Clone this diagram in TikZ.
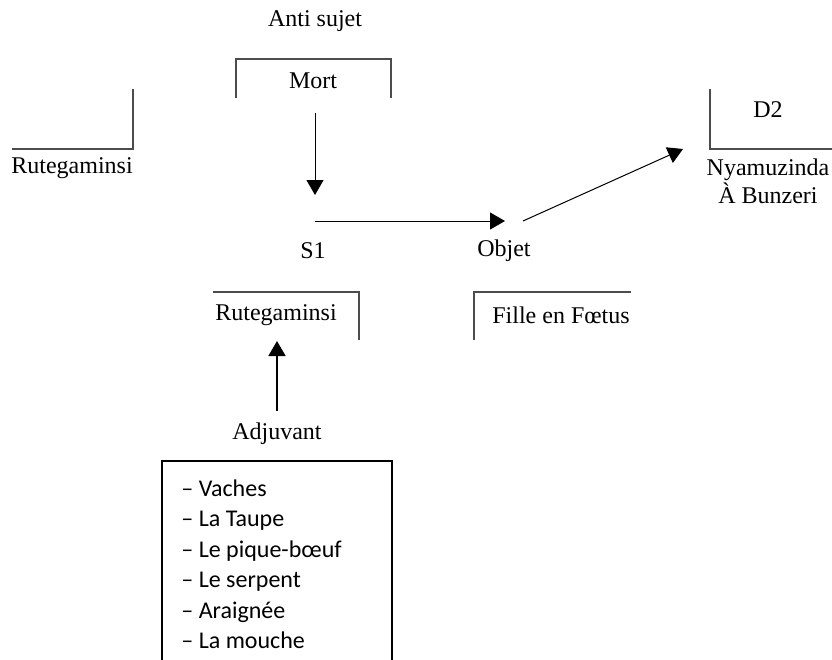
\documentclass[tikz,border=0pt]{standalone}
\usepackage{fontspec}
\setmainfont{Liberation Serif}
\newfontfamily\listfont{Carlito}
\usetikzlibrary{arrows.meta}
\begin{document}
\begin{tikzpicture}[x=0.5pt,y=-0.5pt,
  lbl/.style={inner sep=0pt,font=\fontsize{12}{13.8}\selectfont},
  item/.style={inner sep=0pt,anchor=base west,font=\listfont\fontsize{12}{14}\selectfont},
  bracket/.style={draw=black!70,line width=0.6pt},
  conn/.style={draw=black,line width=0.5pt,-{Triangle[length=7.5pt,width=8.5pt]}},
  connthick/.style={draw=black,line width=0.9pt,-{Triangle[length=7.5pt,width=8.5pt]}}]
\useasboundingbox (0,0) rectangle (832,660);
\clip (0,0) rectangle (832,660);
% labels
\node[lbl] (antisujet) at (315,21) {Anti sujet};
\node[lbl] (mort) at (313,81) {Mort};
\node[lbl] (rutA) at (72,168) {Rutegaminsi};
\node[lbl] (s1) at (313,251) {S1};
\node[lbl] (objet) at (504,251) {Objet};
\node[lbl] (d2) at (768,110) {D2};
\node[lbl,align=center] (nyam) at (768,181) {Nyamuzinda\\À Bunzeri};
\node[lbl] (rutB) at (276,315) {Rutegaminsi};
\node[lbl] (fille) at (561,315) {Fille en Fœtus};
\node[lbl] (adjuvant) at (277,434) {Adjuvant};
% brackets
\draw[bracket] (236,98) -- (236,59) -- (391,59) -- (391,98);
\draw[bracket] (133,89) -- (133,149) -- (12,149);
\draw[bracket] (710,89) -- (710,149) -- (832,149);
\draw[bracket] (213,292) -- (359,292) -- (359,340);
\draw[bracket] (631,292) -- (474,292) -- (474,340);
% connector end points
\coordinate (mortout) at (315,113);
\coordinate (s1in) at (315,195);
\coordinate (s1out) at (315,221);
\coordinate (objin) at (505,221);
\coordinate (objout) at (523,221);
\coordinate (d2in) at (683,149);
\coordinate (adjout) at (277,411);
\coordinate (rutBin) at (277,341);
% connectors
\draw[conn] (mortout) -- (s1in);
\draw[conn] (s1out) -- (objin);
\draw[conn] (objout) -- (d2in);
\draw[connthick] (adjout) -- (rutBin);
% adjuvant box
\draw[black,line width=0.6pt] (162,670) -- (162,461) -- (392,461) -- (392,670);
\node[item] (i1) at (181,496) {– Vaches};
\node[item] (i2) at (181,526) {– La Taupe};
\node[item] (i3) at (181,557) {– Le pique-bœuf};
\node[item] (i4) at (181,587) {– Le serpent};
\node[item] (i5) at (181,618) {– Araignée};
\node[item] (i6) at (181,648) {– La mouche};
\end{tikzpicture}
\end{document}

____________________

▸ **TASK TO COMPLETE**: Keep the pictures out of the copy and return the rest of the data above exactly.

▸ **RESULT OF THE TASK**:
Clone this diagram in TikZ.
\documentclass[tikz,border=0pt]{standalone}
\usepackage{fontspec}
\setmainfont{Liberation Serif}
\newfontfamily\listfont{Carlito}
\usetikzlibrary{arrows.meta}
\begin{document}
\begin{tikzpicture}[x=0.5pt,y=-0.5pt,
  lbl/.style={inner sep=0pt,font=\fontsize{12}{13.8}\selectfont},
  item/.style={inner sep=0pt,anchor=base west,font=\listfont\fontsize{12}{14}\selectfont},
  bracket/.style={draw=black!70,line width=0.6pt},
  conn/.style={draw=black,line width=0.5pt,-{Triangle[length=7.5pt,width=8.5pt]}},
  connthick/.style={draw=black,line width=0.9pt,-{Triangle[length=7.5pt,width=8.5pt]}}]
\useasboundingbox (0,0) rectangle (832,660);
\clip (0,0) rectangle (832,660);
% labels
\node[lbl] (antisujet) at (315,21) {Anti sujet};
\node[lbl] (mort) at (313,81) {Mort};
\node[lbl] (rutA) at (72,168) {Rutegaminsi};
\node[lbl] (s1) at (313,251) {S1};
\node[lbl] (objet) at (504,251) {Objet};
\node[lbl] (d2) at (768,110) {D2};
\node[lbl,align=center] (nyam) at (768,181) {Nyamuzinda\\À Bunzeri};
\node[lbl] (rutB) at (276,315) {Rutegaminsi};
\node[lbl] (fille) at (561,315) {Fille en Fœtus};
\node[lbl] (adjuvant) at (277,434) {Adjuvant};
% brackets
\draw[bracket] (236,98) -- (236,59) -- (391,59) -- (391,98);
\draw[bracket] (133,89) -- (133,149) -- (12,149);
\draw[bracket] (710,89) -- (710,149) -- (832,149);
\draw[bracket] (213,292) -- (359,292) -- (359,340);
\draw[bracket] (631,292) -- (474,292) -- (474,340);
% connector end points
\coordinate (mortout) at (315,113);
\coordinate (s1in) at (315,195);
\coordinate (s1out) at (315,221);
\coordinate (objin) at (505,221);
\coordinate (objout) at (523,221);
\coordinate (d2in) at (683,149);
\coordinate (adjout) at (277,411);
\coordinate (rutBin) at (277,341);
% connectors
\draw[conn] (mortout) -- (s1in);
\draw[conn] (s1out) -- (objin);
\draw[conn] (objout) -- (d2in);
\draw[connthick] (adjout) -- (rutBin);
% adjuvant box
\draw[black,line width=0.6pt] (162,670) -- (162,461) -- (392,461) -- (392,670);
\node[item] (i1) at (181,496) {– Vaches};
\node[item] (i2) at (181,526) {– La Taupe};
\node[item] (i3) at (181,557) {– Le pique-bœuf};
\node[item] (i4) at (181,587) {– Le serpent};
\node[item] (i5) at (181,618) {– Araignée};
\node[item] (i6) at (181,648) {– La mouche};
\end{tikzpicture}
\end{document}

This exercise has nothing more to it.